No information technology process is free.

There is always a cost; if not to the service consumer, then most definitely to the service provider. Data protection in the form of either encryption or tokenisation is no exception.

When these technologies are added to an existing IT process, costs go up, according to Micro Focus.

These can be direct costs, in the form of acquiring more equipment or software licences or spending more on operational costs, such as power and staff.

Or the costs can be indirect, for example, taking more time to complete an IT process as data protection is CPU-intensive.

While each data protection operation takes microseconds, in a large organisation protecting petabytes of data, these all add up.

Micro Focus Australia and New Zealand enterprise security platforms director George Atrash says,  “The question then becomes how organisations can mitigate these direct and indirect costs. The answer is by reducing the number of times a data protection IT process needs to run.

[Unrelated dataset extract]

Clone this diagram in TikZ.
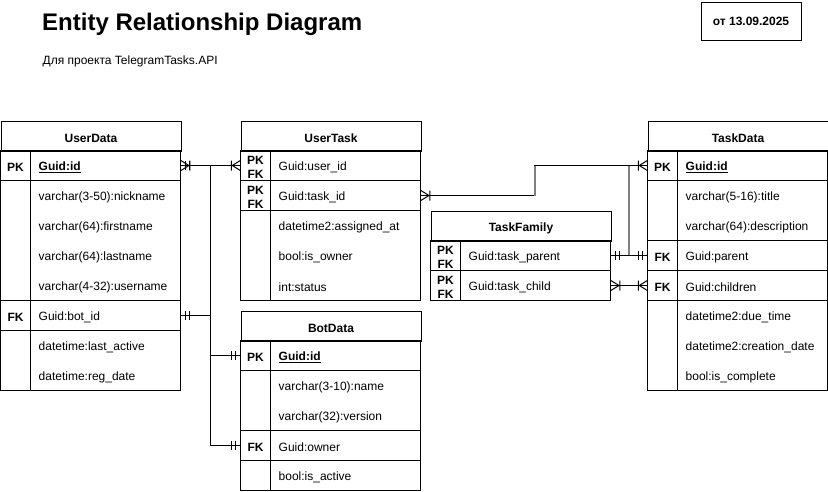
\documentclass[tikz,border=0pt]{standalone}
\usepackage{fontspec}
\setmainfont{Liberation Sans}
\newcommand\erfs{\fontsize{12pt}{14pt}\selectfont}
\newcommand\erst{\rule[-1pt]{0pt}{14pt}}
\newcommand\ermandone[2]{\begin{scope}[shift={(#1)},xscale=#2]\draw[ln] (5,-4.5) -- (5,4.5) (9,-4.5) -- (9,4.5);\end{scope}}
\newcommand\eronemany[2]{\begin{scope}[shift={(#1)},xscale=#2]\draw[ln] (0,-5) -- (8,0) -- (0,5) (9,-5) -- (9,5);\end{scope}}
\tikzset{
  ln/.style={line width=1pt, draw=black},
  gl/.style={line width=1.4pt, draw=black!50},
  hdr/.style={draw, line width=1pt, anchor=north west, minimum width=180pt, minimum height=30pt, inner sep=0pt, font=\erfs\bfseries, execute at begin node=\erst},
  key/.style={minimum width=30pt, minimum height=30pt, inner sep=0pt, font=\erfs\bfseries, align=center, execute at begin node=\erst},
  keyb/.style={minimum width=30pt, minimum height=30pt, inner sep=0pt, font=\erfs\bfseries, align=center},
  keybt/.style={inner sep=0pt, font=\erfs\bfseries, align=center, yshift=-1.5pt},
  fld/.style={anchor=west, text width=134pt, inner xsep=8pt, inner ysep=0pt, minimum height=30pt, align=left, font=\erfs, execute at begin node=\erst},
}
\begin{document}
\begin{tikzpicture}[x=1pt,y=-1pt]
\useasboundingbox (0,0) rectangle (828,491);
% title
\node[anchor=base west, inner sep=0pt, font=\fontsize{24pt}{28pt}\selectfont\bfseries] (title) at (42,30.5) {Entity Relationship Diagram};
\node[anchor=base west, inner sep=0pt, font=\erfs] (sub) at (42.5,64) {Для проекта TelegramTasks.API};
\node[draw, line width=1pt, anchor=north west, minimum width=100pt, minimum height=38.5pt, inner sep=0pt, font=\erfs\bfseries] (date) at (700.5,1.5) {от 13.09.2025};

% ---------- UserData
\node[hdr] (ud) at (0.5,120.5) {UserData};
\draw[ln] (0.5,150.5) rectangle (180.5,390.5);
\draw[ln] (30.5,150.5) -- (30.5,390.5);
\draw[ln] (0.5,180.5) -- (180.5,180.5) (0.5,300.5) -- (180.5,300.5) (0.5,330.5) -- (180.5,330.5);
\node[key] (ud-id-k) at (15.5,165.5) {PK};
\node[fld] (ud-id) at (30.5,165.5) {\textbf{\underline{Guid:id}}};
\node[fld] (ud-nick) at (30.5,195.5) {varchar(3-50):nickname};
\node[fld] (ud-first) at (30.5,225.5) {varchar(64):firstname};
\node[fld] (ud-last) at (30.5,255.5) {varchar(64):lastname};
\node[fld] (ud-user) at (30.5,285.5) {varchar(4-32):username};
\node[key] (ud-bot-k) at (15.5,315.5) {FK};
\node[fld] (ud-bot) at (30.5,315.5) {Guid:bot\_id};
\node[fld] (ud-act) at (30.5,345.5) {datetime:last\_active};
\node[fld] (ud-reg) at (30.5,375.5) {datetime:reg\_date};

% ---------- UserTask
\node[hdr] (ut) at (240.5,120.5) {UserTask};
\draw[ln] (240.5,150.5) rectangle (420.5,300.5);
\draw[ln] (270.5,150.5) -- (270.5,300.5);
\draw[ln] (240.5,180.5) -- (420.5,180.5) (240.5,210.5) -- (420.5,210.5);
\node[keyb] (ut-user-k) at (255.5,165.5) {};
\node[keybt] at (ut-user-k) {PK\\FK};
\node[fld] (ut-user) at (270.5,165.5) {Guid:user\_id};
\node[keyb] (ut-task-k) at (255.5,195.5) {};
\node[keybt] at (ut-task-k) {PK\\FK};
\node[fld] (ut-task) at (270.5,195.5) {Guid:task\_id};
\node[fld] (ut-asg) at (270.5,225.5) {datetime2:assigned\_at};
\node[fld] (ut-own) at (270.5,255.5) {bool:is\_owner};
\node[fld] (ut-st) at (270.5,285.5) {int:status};

% ---------- BotData
\node[hdr] (bd) at (240.5,310.5) {BotData};
\draw[ln] (240.5,340.5) rectangle (420.5,490.5);
\draw[ln] (270.5,340.5) -- (270.5,490.5);
\draw[ln] (240.5,370.5) -- (420.5,370.5) (240.5,430.5) -- (420.5,430.5) (240.5,460.5) -- (420.5,460.5);
\node[key] (bd-id-k) at (255.5,355.5) {PK};
\node[fld] (bd-id) at (270.5,355.5) {\textbf{\underline{Guid:id}}};
\node[fld] (bd-name) at (270.5,385.5) {varchar(3-10):name};
\node[fld] (bd-ver) at (270.5,415.5) {varchar(32):version};
\node[key] (bd-owner-k) at (255.5,445.5) {FK};
\node[fld] (bd-owner) at (270.5,445.5) {Guid:owner};
\node[fld] (bd-act) at (270.5,475.5) {bool:is\_active};

% ---------- TaskFamily
\node[hdr] (tf) at (430.5,210.5) {TaskFamily};
\draw[ln] (430.5,240.5) rectangle (610.5,300.5);
\draw[ln] (460.5,240.5) -- (460.5,300.5);
\draw[ln] (430.5,270.5) -- (610.5,270.5);
\node[keyb] (tf-parent-k) at (445.5,255.5) {};
\node[keybt] at (tf-parent-k) {PK\\FK};
\node[fld] (tf-parent) at (460.5,255.5) {Guid:task\_parent};
\node[keyb] (tf-child-k) at (445.5,285.5) {};
\node[keybt] at (tf-child-k) {PK\\FK};
\node[fld] (tf-child) at (460.5,285.5) {Guid:task\_child};

% ---------- TaskData
\node[hdr] (td) at (647.5,120.5) {TaskData};
\draw[ln] (647.5,150.5) rectangle (827.5,390.5);
\draw[ln] (677.5,150.5) -- (677.5,390.5);
\draw[ln] (647.5,180.5) -- (827.5,180.5) (647.5,240.5) -- (827.5,240.5) (647.5,270.5) -- (827.5,270.5) (647.5,300.5) -- (827.5,300.5);
\node[key] (td-id-k) at (662.5,165.5) {PK};
\node[fld] (td-id) at (677.5,165.5) {\textbf{\underline{Guid:id}}};
\node[fld] (td-title) at (677.5,195.5) {varchar(5-16):title};
\node[fld] (td-desc) at (677.5,225.5) {varchar(64):description};
\node[key] (td-parent-k) at (662.5,255.5) {FK};
\node[fld] (td-parent) at (677.5,255.5) {Guid:parent};
\node[key] (td-child-k) at (662.5,285.5) {FK};
\node[fld] (td-child) at (677.5,285.5) {Guid:children};
\node[fld] (td-due) at (677.5,315.5) {datetime2:due\_time};
\node[fld] (td-cre) at (677.5,345.5) {datetime2:creation\_date};
\node[fld] (td-comp) at (677.5,375.5) {bool:is\_complete};

% ---------- connectors
\draw[ln] (ud-id.east) -- (ut-user-k.west);
\draw[ln] (ud-id.east) -- ++(30,0) |- (bd-owner-k.west);
\draw[ln] (ud-bot.east) -- ++(30,0) |- (bd-id-k.west);
\draw[ln] (ut-task.east) -- ++(114,0) coordinate (g1) |- (td-id-k.west);
\draw[gl] (g1) -- (g1 |- td-id-k.west);
\draw[ln] (tf-parent.east) -- ++(18,0) coordinate (g2) |- (td-id-k.west);
\draw[gl] (g2) -- (g2 |- td-id-k.west);
\draw[ln] (tf-parent.east) -- (td-parent-k.west);
\draw[ln] (tf-child.east) -- (td-child-k.west);

% ---------- markers
\ermandone{ud-id.east}{1}
\eronemany{ud-id.east}{1}
\eronemany{ut-user-k.west}{-1}
\ermandone{bd-owner-k.west}{-1}
\ermandone{ud-bot.east}{1}
\ermandone{bd-id-k.west}{-1}
\eronemany{ut-task.east}{1}
\eronemany{td-id-k.west}{-1}
\ermandone{tf-parent.east}{1}
\ermandone{td-parent-k.west}{-1}
\eronemany{tf-child.east}{1}
\eronemany{td-child-k.west}{-1}
\end{tikzpicture}
\end{document}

“This can be done by protecting data at the application level, avoiding decryption when possible, and reducing the life cycle key management cost.”

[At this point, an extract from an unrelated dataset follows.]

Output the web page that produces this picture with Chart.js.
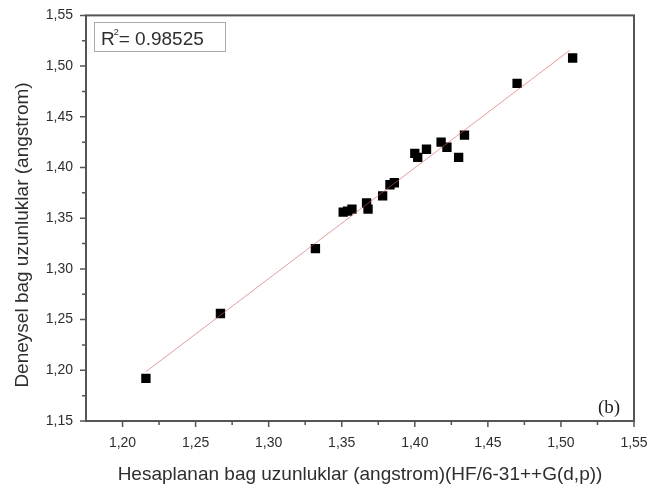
<!DOCTYPE html>
<html>
<head>
<meta charset="utf-8">
<script src="https://cdn.jsdelivr.net/npm/chart.js@4.4.1/dist/chart.umd.min.js"></script>
<style>
  html, body { margin: 0; padding: 0; background: #fff; }
  #wrap { width: 665px; height: 486px; }
</style>
</head>
<body>
<div id="wrap"><canvas id="canvas1"></canvas></div>
<script>
// hesaplanan (x) ve deneysel (y) bag uzunluklari
const calcLengths = [1.216, 1.267, 1.332, 1.351, 1.354, 1.357, 1.367, 1.368, 1.378, 1.383, 1.386,
  1.400, 1.402, 1.408, 1.418, 1.422, 1.430, 1.434, 1.470, 1.508];
const expLengths = [1.192, 1.256, 1.320, 1.356, 1.357, 1.359, 1.365, 1.359, 1.372, 1.383, 1.385,
  1.414, 1.410, 1.418, 1.425, 1.420, 1.410, 1.432, 1.483, 1.508];
// lineer fit cizgisinin uclari
const fitX = [1.216, 1.506];
const fitY = [1.1986, 1.5155];
const xTicks = [1.20, 1.25, 1.30, 1.35, 1.40, 1.45, 1.50, 1.55];
const yTicks = [1.15, 1.20, 1.25, 1.30, 1.35, 1.40, 1.45, 1.50, 1.55];
const rSquared = '0.98525';
const yTitle = 'Deneysel bag uzunluklar (angstrom)';

const FONT = '"Liberation Sans", Arial, sans-serif';
const AXIS_COLOR = '#555';
const TEXT_COLOR = '#2e2e2e';
const fmt = v => v.toFixed(2).replace('.', ',');

// kucuk tick'ler, ust/sag cerceve, y basligi, R2 kutusu ve (b) etiketi
const decorPlugin = {
  id: 'decor',
  afterDraw(chart) {
    const { ctx, chartArea: a, scales } = chart;
    ctx.save();
    ctx.strokeStyle = AXIS_COLOR;
    ctx.lineWidth = 2;
    ctx.strokeRect(a.left, a.top, a.right - a.left, a.bottom - a.top);

    ctx.lineWidth = 1.5;
    ctx.beginPath();
    xTicks.forEach(v => {
      const px = scales.x.getPixelForValue(v);
      ctx.moveTo(px, a.bottom); ctx.lineTo(px, a.bottom + 6);
      const m = scales.x.getPixelForValue(v - 0.025);
      if (m > a.left) { ctx.moveTo(m, a.bottom); ctx.lineTo(m, a.bottom + 4); }
    });
    yTicks.forEach(v => {
      const py = scales.y.getPixelForValue(v);
      ctx.moveTo(a.left, py); ctx.lineTo(a.left - 6, py);
      if (v < 1.55) {
        const m = scales.y.getPixelForValue(v + 0.025);
        ctx.moveTo(a.left, m); ctx.lineTo(a.left - 4, m);
      }
    });
    ctx.stroke();

    // y ekseni basligi (biraz asagida ortalanmis)
    ctx.fillStyle = TEXT_COLOR;
    ctx.font = '19px ' + FONT;
    ctx.textAlign = 'center';
    ctx.textBaseline = 'middle';
    ctx.translate(23, 235);
    ctx.rotate(-Math.PI / 2);
    ctx.fillText(yTitle, 0, 0);
    ctx.setTransform(1, 0, 0, 1, 0, 0);

    // R2 kutusu
    ctx.textAlign = 'left';
    ctx.textBaseline = 'alphabetic';
    ctx.lineWidth = 1;
    ctx.strokeStyle = '#aaa';
    ctx.strokeRect(94.5, 22.5, 131, 29);
    ctx.font = '19px ' + FONT;
    ctx.fillText('R', 101, 45);
    const rw = ctx.measureText('R').width;
    ctx.font = '9px ' + FONT;
    ctx.fillText('2', 101 + rw - 1, 35);
    ctx.font = '19px ' + FONT;
    ctx.fillText('= ' + rSquared, 101 + rw + 4, 45);

    ctx.font = '19px "Liberation Serif", "Times New Roman", serif';
    ctx.fillStyle = '#222';
    ctx.fillText('(b)', 598, 413);
    ctx.restore();
  }
};

const data = {
  datasets: [
    {
      type: 'line',
      label: 'fit',
      data: fitX.map((x, i) => ({ x: x, y: fitY[i] })),
      borderColor: 'rgba(215, 90, 90, 0.6)',
      borderWidth: 1,
      pointRadius: 0,
      fill: false
    },
    {
      type: 'scatter',
      label: 'bag uzunluklari',
      data: calcLengths.map((x, i) => ({ x: x, y: expLengths[i] })),
      pointStyle: 'rect',
      pointRadius: 6.6,
      pointBackgroundColor: '#000',
      pointBorderColor: '#000',
      pointBorderWidth: 0
    }
  ]
};

const canvas = document.getElementById('canvas1');
const ctx = canvas.getContext('2d');

const chart = new Chart(ctx, {
  type: 'scatter',
  data: data,
  plugins: [decorPlugin],
  options: {
    responsive: true,
    maintainAspectRatio: false,
    animation: false,
    layout: { padding: { top: 15, right: 31, left: 0, bottom: 0 } },
    plugins: { legend: { display: false }, tooltip: { enabled: false } },
    scales: {
      x: {
        type: 'linear',
        min: 1.175,
        max: 1.55,
        afterBuildTicks: s => { s.ticks = xTicks.map(v => ({ value: v })); },
        afterFit: s => { s.height = 65; },
        grid: { display: false, tickLength: 6 },
        border: { display: false },
        ticks: {
          padding: 8,
          color: TEXT_COLOR,
          font: { family: FONT, size: 14 },
          maxRotation: 0,
          callback: v => fmt(v)
        },
        title: {
          display: true,
          text: 'Hesaplanan bag uzunluklar (angstrom)(HF/6-31++G(d,p))',
          color: TEXT_COLOR,
          font: { family: FONT, size: 19 },
          padding: { top: 4, bottom: 0 }
        }
      },
      y: {
        type: 'linear',
        min: 1.15,
        max: 1.55,
        afterBuildTicks: s => { s.ticks = yTicks.map(v => ({ value: v })); },
        afterFit: s => { s.width = 86; },
        grid: { display: false, tickLength: 6 },
        border: { display: false },
        ticks: {
          padding: 7,
          color: TEXT_COLOR,
          font: { family: FONT, size: 14 },
          callback: v => fmt(v)
        },
        title: { display: false }
      }
    }
  }
});
</script>
</body>
</html>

One of the benefits of protecting data at the application level is protection can be applied only once. Persistent and pervasive data benefits most from application-level protection as the data need not be protected and re-identified when it moves throughout the enterprise.

This avoids security gaps, as well as the cost of repeated protect/unprotect cycles.

So, while application-level data protection may cost more during deployment, this method has lower operational cost.

Atrash says, “This means that one method of reducing cost and increasing overall system performance is avoiding unnecessary protection.

“The second method is to avoid unnecessary re-identification, decryption, or de-tokenisation whenever possible.”

Data protection is a function with an inverse: protect something and get exactly one unique output. Re-identify that output and always receive the original input.

The relational integrity is maintained and relational algebra on the protected data can be performed without spending the cost or time to first re-identify that data.

The ability to avoid re-identification can be taken further via the concept of partial protection.

Partial protection avoids the cost and increases performance beyond that of full protection by removing data sensitivity while still allowing more types of authorised use. 

The third method that can be used to reduce cost and increase performance is employing stateless key management.

Encryption requires the use of a security key for every different access policy.

And, there are often thousands of granular access policies running within an enterprise.

Stateless key managers generate encryption keys for authenticated users on demand.

If a user needs a key that protected data 10 years ago, a stateless key manager has no trouble delivering that key today.

And, stateless key managers do not have an upper limit on the number of keys that may be in use at any point in time.

If an enterprise needs 10 million keys to protect its Internet of Things, a stateless key manager can handle the load.

And a stateless key manager integrates with existing directory authentication services, avoiding the need for dedicated staff.

Atrash adds, “Organisations should keep in mind that judicious use of data security does reduce its cost and increase its performance.

"Avoiding re-identification, employing partial protection, and focusing on key management cost of ownership are long-term methods for efficient implementation of a data security practice.